Belarusian politician and linguist

Branislaw Adamavich Tarashkyevich (Note: Браніслаў Адамавіч Тарашкевіч, Бронислав Адамович Тарашкевич, Bronislavas Taraškevičius, Bronisław Adamowicz Taraszkiewicz) (20 January 1892 – 29 November 1938) was a Belarusian public figure, politician, and linguist.

He first standardized the modern Belarusian language in the early 20th century. The standard was later Russified by the Soviet authorities. However, the pre-Russified (classical) standard version was and still is actively used by intellectuals and the Belarusian diaspora and is informally referred to as Taraškievica.

Tarashkyevich was a member of the underground Communist Party of Western Belorussia (KPZB) in Poland and was imprisoned for two years (1928–1930).
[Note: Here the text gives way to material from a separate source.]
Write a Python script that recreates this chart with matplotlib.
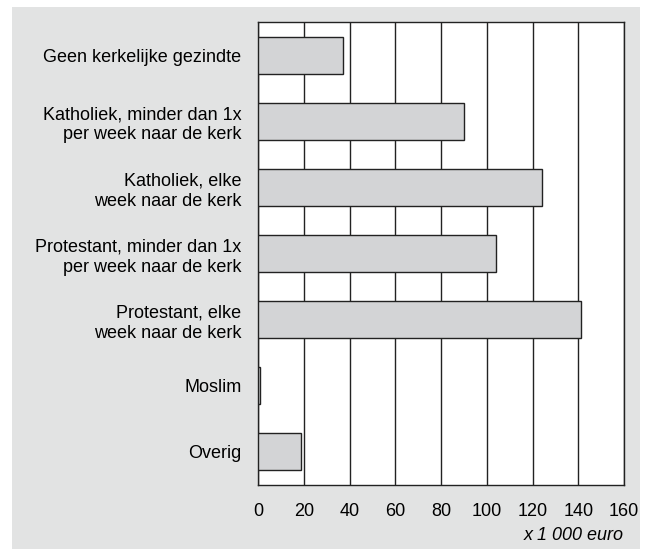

Also, as a member of the Belarusian Deputy Club (Беларускі пасольскі клуб, Byelaruski pasol’ski klub), he was a deputy to the Polish Parliament (Sejm) in 1922–1927. Among others, he translated Pan Tadeusz into Belarusian, and in 1969 a Belarusian-language high school in Bielsk Podlaski was named after him.

In 1933 he was set free due to a Polish–Soviet prisoner release in exchange for Frantsishak Alyakhnovich, a Belarusian journalist and playwright imprisoned in a Gulag, and lived in Soviet exile since then.

He was shot at the Kommunarka shooting ground outside Moscow in 1938 during the Great Purge and was posthumously rehabilitated in 1957.